– The Patina
Carbon Steel naturally stains over time and more quickly in the presence of acids. Foods that contain acids will create colors and patterns on your blade, and as the patina forms it will help to prevent future rust and oxidation. It is possible to “force” the patina with natural acids such as vinegar. To do this wipe the blade with a towel soaked in vinegar and allow it to sit on the blade for a few minutes and then re-apply, but do not let the vinegar dry onto the blade. The longer the vinegar stays on the blade the more the patina will develop. When you are satisfied with the level of patina simply rinse the blade thoroughly in water and dry immediately. If your blade does form rust it is not the end of the world. Simply use a fine steel wool, a scotchbrite pad or fine grit (400+) sandpaper to gently remove the surface rust.

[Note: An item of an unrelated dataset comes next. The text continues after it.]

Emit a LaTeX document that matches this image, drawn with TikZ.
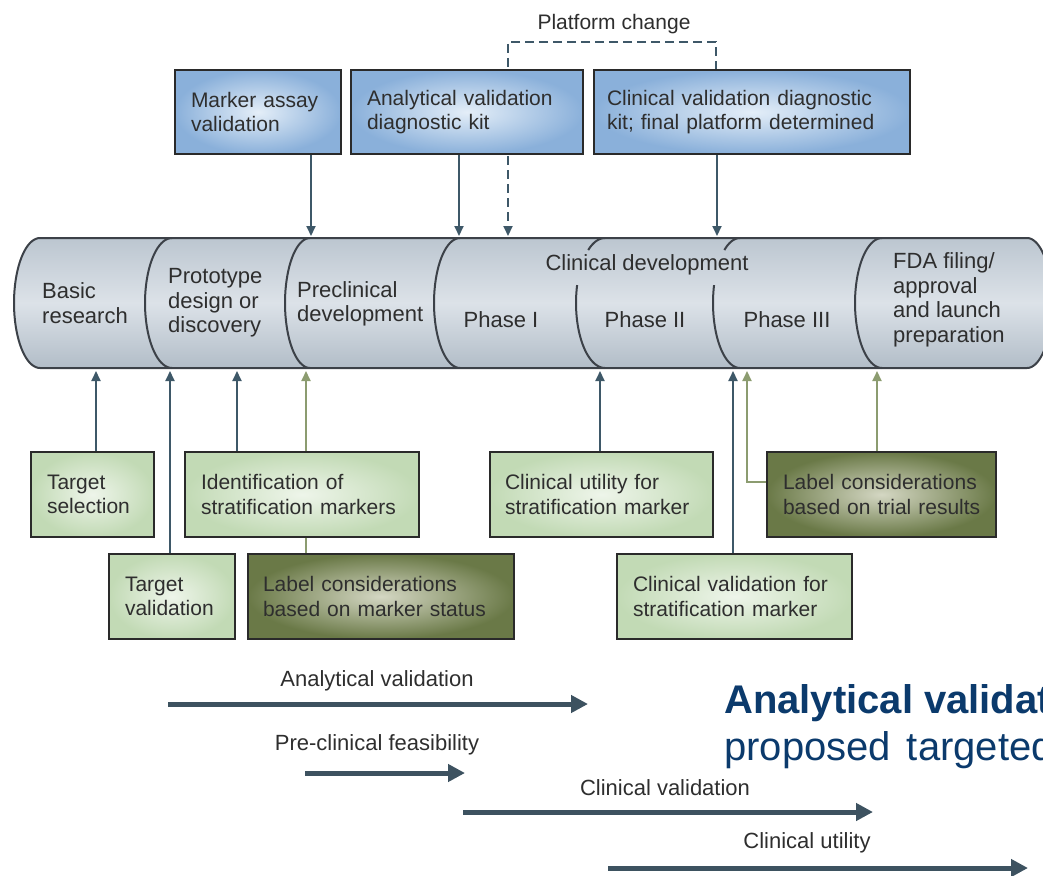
\documentclass[tikz,border=0pt]{standalone}
\usepackage{fontspec}
\setmainfont{Liberation Sans}
\usetikzlibrary{arrows.meta,backgrounds}
\definecolor{boxline}{HTML}{2A2A2A}
\definecolor{boxtxt}{HTML}{2E2E2E}
\definecolor{arrc}{HTML}{3E5868}
\definecolor{grarr}{HTML}{8C9C70}
\definecolor{bigarr}{HTML}{3D5260}
\definecolor{navy}{HTML}{0B3A6C}
\definecolor{bluein}{HTML}{E4EEF8}
\definecolor{blueout}{HTML}{8AB0DA}
\definecolor{grin}{HTML}{EEF5EA}
\definecolor{grout}{HTML}{C2DAB5}
\definecolor{olin}{HTML}{D4D7C3}
\definecolor{olout}{HTML}{6A7947}
\definecolor{cyltop}{HTML}{BCC6D0}
\definecolor{cylmid}{HTML}{DCE2E8}
\definecolor{cylbot}{HTML}{B2BDC8}
\definecolor{cylline}{HTML}{3C4148}
\begin{document}
\begin{tikzpicture}[x=1pt,y=-1pt,
  box/.style={draw=boxline, line width=2.2pt, align=left, inner xsep=16pt, inner ysep=0pt,
    outer sep=0pt, anchor=north west, text=boxtxt, font=\fontsize{21}{24.5}\selectfont},
  bluebox/.style={inner color=bluein, outer color=blueout},
  greenbox/.style={inner color=grin, outer color=grout},
  olivebox/.style={inner color=olin, outer color=olout},
  ctext/.style={align=left, inner sep=0pt, text=boxtxt, font=\fontsize{22}{24.5}\selectfont},
  lab/.style={inner sep=0pt, text=boxtxt, font=\fontsize{22}{26}\selectfont},
  arr/.style={draw=arrc, line width=2pt, -{Triangle[length=10pt,width=9pt]}},
  garr/.style={draw=grarr, line width=2pt, -{Triangle[length=10pt,width=9pt]}},
  gline/.style={draw=grarr, line width=2pt},
  bigarrow/.style={draw=bigarr, line width=5pt, -{Triangle[length=17pt,width=17pt]}},
  divider/.style={draw=cylline, line width=2pt},
  cyl/.style={top color=cyltop, bottom color=cylbot, middle color=cylmid, draw=cylline, line width=2pt}
]
\useasboundingbox (0,0) rectangle (1043,875);

% ---- top boxes
\node[box,bluebox,minimum width=166pt,minimum height=84pt,text width=134pt] (marker) at (175,70)
  {\mbox{Marker assay}\\\mbox{validation}};
\node[box,bluebox,minimum width=232pt,minimum height=84pt,text width=200pt,inner xsep=16pt] (anakit) at (351,70)
  {\mbox{Analytical validation}\\\mbox{diagnostic kit}};
\node[box,bluebox,minimum width=316pt,minimum height=84pt,text width=290pt,inner xsep=13pt] (cvalkit) at (594,70)
  {\mbox{Clinical validation diagnostic}\\\mbox{kit; final platform determined}};
\node[lab, font=\fontsize{21}{24}\selectfont] (pchange) at (614,24) {Platform change};

% ---- cylinder labels
\node[ctext, anchor=west] (basic) at (42,303) {Basic\\research};
\node[ctext, anchor=west] (proto) at (168,303) {Prototype\\design or\\discovery};
\node[ctext, anchor=west] (precl) at (297,304) {Preclinical\\development};
\node[ctext] (ph1) at (501,320) {Phase I};
\node[ctext] (cdev) at (647,265) {Clinical development};
\node[ctext] (ph2) at (645,320) {Phase II};
\node[ctext] (ph3) at (787,320) {Phase III};
\node[ctext, anchor=west] (fda) at (893,300) {FDA filing/\\approval\\and launch\\preparation};

% ---- bottom boxes
\node[box,greenbox,minimum width=123pt,minimum height=85pt,text width=91pt] (tsel) at (31,452)
  {\mbox{Target}\\\mbox{selection}};
\node[box,greenbox,minimum width=234pt,minimum height=85pt,text width=202pt] (ident) at (185,452)
  {\mbox{Identification of}\\\mbox{stratification markers}};
\node[box,greenbox,minimum width=126pt,minimum height=85pt,text width=94pt] (tval) at (109,554)
  {\mbox{Target}\\\mbox{validation}};
\node[box,olivebox,minimum width=266pt,minimum height=85pt,text width=236pt,inner xsep=15pt] (lms) at (248,554)
  {\mbox{Label considerations}\\\mbox{based on marker status}};
\node[box,greenbox,minimum width=223pt,minimum height=85pt,text width=193pt,inner xsep=15pt] (cutil) at (490,452)
  {\mbox{Clinical utility for}\\\mbox{stratification marker}};
\node[box,olivebox,minimum width=229pt,minimum height=85pt,text width=197pt] (ltr) at (767,452)
  {\mbox{Label considerations}\\\mbox{based on trial results}};
\node[box,greenbox,minimum width=235pt,minimum height=85pt,text width=203pt] (cvs) at (617,554)
  {\mbox{Clinical validation for}\\\mbox{stratification marker}};

% ---- bottom timeline arrows
\coordinate (av1) at (168,704); \coordinate (av2) at (588,704);
\coordinate (pf1) at (305,773); \coordinate (pf2) at (465,773);
\coordinate (cv1) at (463,812); \coordinate (cv2) at (873,812);
\coordinate (cu1) at (608,868); \coordinate (cu2) at (1028,868);
\draw[bigarrow] (av1) -- (av2);
\draw[bigarrow] (pf1) -- (pf2);
\draw[bigarrow] (cv1) -- (cv2);
\draw[bigarrow] (cu1) -- (cu2);
\node[lab] (avl) at (377,681) {Analytical validation};
\node[lab] (pfl) at (377,745) {Pre-clinical feasibility};
\node[lab] (cvl) at (665,788) {Clinical validation};
\node[lab] (cul) at (807,843) {Clinical utility};

% ---- slide text (cut by the right edge)
\begin{scope}
  \clip (0,0) rectangle (1043,875);
  \node[anchor=base west, inner sep=0pt, text=navy, font=\fontsize{40}{48}\selectfont\bfseries] (h1) at (724,713) {Analytical validat};
  \node[anchor=base west, inner sep=0pt, text=navy, font=\fontsize{40}{48}\selectfont] (h2) at (724,760) {proposed\hspace{16pt}targeted};
\end{scope}

% ---- background: cylinder and connectors
\begin{scope}[on background layer]
  \clip (0,0) rectangle (1043,875);
  \path[cyl] (40,238) -- (1027,238)
     -- plot[domain=-90:90, samples=40] ({1027+25*cos(\x)},{303+65*sin(\x)})
     -- (40,368)
     -- plot[domain=90:270, samples=40] ({40+26*cos(\x)},{303+65*sin(\x)}) -- cycle;
  % dividers
  \draw[divider] plot[domain=90:270, samples=40] ({172+27*cos(\x)},{303+65*sin(\x)});
  \draw[divider] plot[domain=90:270, samples=40] ({310+25*cos(\x)},{303+65*sin(\x)});
  \draw[divider] plot[domain=90:270, samples=40] ({460+26*cos(\x)},{303+65*sin(\x)});
  \draw[divider] plot[domain=234.6:270, samples=15] ({605+29*cos(\x)},{303+65*sin(\x)});
  \draw[divider] plot[domain=90:196, samples=30] ({605+29*cos(\x)},{303+65*sin(\x)});
  \draw[divider] plot[domain=234.6:270, samples=15] ({740+27*cos(\x)},{303+65*sin(\x)});
  \draw[divider] plot[domain=90:196, samples=30] ({740+27*cos(\x)},{303+65*sin(\x)});
  \draw[divider] plot[domain=90:270, samples=40] ({882+27*cos(\x)},{303+65*sin(\x)});

  % top connectors
  \coordinate (t1) at (311,236);
  \coordinate (t2) at (459,236);
  \coordinate (t3) at (508,236);
  \coordinate (t4) at (717,236);
  \coordinate (pcR) at (716,42);
  \coordinate (pcL) at (508,42);
  \draw[arr] (marker.south -| t1) -- (t1);
  \draw[arr] (anakit.south -| t2) -- (t2);
  \draw[arr, dash pattern=on 9pt off 5pt] (cvalkit.north -| pcR) -- (pcR) -- (pcL) -- (t3);
  \draw[arr] (cvalkit.south -| t4) -- (t4);

  % bottom connectors
  \coordinate (b1) at (96,371);
  \coordinate (b2) at (170,371);
  \coordinate (b3) at (237,371);
  \coordinate (b4) at (306,371);
  \coordinate (b5) at (600,371);
  \coordinate (b6) at (733,371);
  \coordinate (b7) at (747,371);
  \coordinate (e7) at (747,482);
  \coordinate (b8) at (877,371);
  \draw[arr] (tsel.north -| b1) -- (b1);
  \draw[arr] (tval.north -| b2) -- (b2);
  \draw[arr] (ident.north -| b3) -- (b3);
  \draw[garr] (ident.north -| b4) -- (b4);
  \draw[gline] (ident.south -| b4) -- (lms.north -| b4);
  \draw[arr] (cutil.north -| b5) -- (b5);
  \draw[arr] (cvs.north -| b6) -- (b6);
  \draw[garr] (ltr.west |- e7) -- (e7) -- (b7);
  \draw[garr] (ltr.north -| b8) -- (b8);
\end{scope}
\end{tikzpicture}
\end{document}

To prevent rust from forming on your blade and natural handle materials from warping it is important to never put your knife in the dishwasher, but rather hand rinse and thoroughly dry your knife before storing it. Natural handle materials like wood and horn will absorb water if they are not dried after washing and cause the materials to swell and then shrink as they dry. This can cause the handle to separate from the tang of the knife. Your knife will arrive with a generous coating of mineral oil, but will dry over time and will need occasional reapplication. You will notice the handle will begin to feel rough to the touch as this oil is leeched out of the wood. I recommend mineral oil because it is non-toxic, easily available, and inexpensive. Tung oil, teak oil, or danish oil are other options, just don’t use vegetable oils (canola, Olive, etc) they will oxidize in the air and become sticky and rancid.
– Edge Care
I highly recommend the use of honing steels to maintain your cutting edge. Your knife will arrive sharp and will maintain that sharpness for a time, but every knife dulls. With general use the thin steel on the edge of your knife will begin to deform and roll to one side or the other. The use of a honing rod before each use and during extended use will realign your blades edge and you will notice improved performance. When honing your knife no longer revives the edge it is time to resharpen. Unlike honing which merely straightens the edge of your blade, sharpening actually removes material and reestablishes a proper geometry to the edge. I will be happy to sharpen any knife you purchase from me, if you provide shipping/transportation of the blade to and from my shop.
– Use and Storage
Using your knife on wooden or plastic cutting boards will greatly improve its edge retention. Use on ceramic, steel, granite and other materials which are harder than steel will immediately begin to destroy the edge of your blade. Storing your knife in a drawer with other blades/utensils is both dangerous for your hands and detrimental to the edge. Magnetic knife racks and open ended knife blocks are better ways to insure your knives stay sharper longer.